A Practical Total Cost Calculation
To compare two suppliers on total procurement cost, build a simple calculation for a defined period — for example, one year of procurement at your expected volume. Include: (unit price × annual volume) + (NRE costs amortised over annual volume) + (logistics cost × annual shipments) + (incoming inspection labour cost, based on expected defect rate) + (estimated cost of quality failures, based on expected defect rate × cost per failure event). The supplier with the lowest total across all five components is the economically rational choice — not necessarily the one with the lowest unit price.
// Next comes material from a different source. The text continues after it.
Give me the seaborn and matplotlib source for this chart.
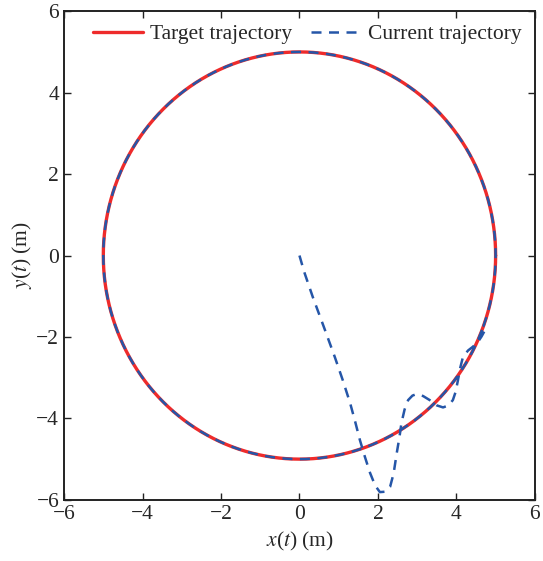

⚠ Short-term savings versus medium-term stability: Total procurement cost is the right framework, but supply reliability has a value that is difficult to capture in a cost calculation. A supplier with a marginally higher total cost but a demonstrated track record of consistent quality, predictable lead times, and responsive technical support often represents lower total risk than a least-cost option with an unknown track record. The cost of a single supply disruption — particularly one that causes a production line stoppage — can easily exceed months of unit-price savings. Factor stability into the decision, not just cost.
Summary
Comparing PCB quotes on unit price alone is one of the most reliable ways to make a sourcing decision that looks correct and proves costly. A meaningful comparison requires: confirming that all quotes specify the same laminate brand and Tg rating, copper weight, surface finish specification, testing method and coverage, NRE structure, MOQ, and defect policy — and then evaluating the total procurement cost, not just the recurring unit price. Build a comparison table that makes trade-offs visible, calculate total cost across a defined procurement horizon, and treat communication quality during the quotation process as a forward indicator of post-delivery support quality. The cheapest quote on paper is rarely the lowest-cost outcome in practice — but the quote that offers genuine efficiency at your specification and volume often is.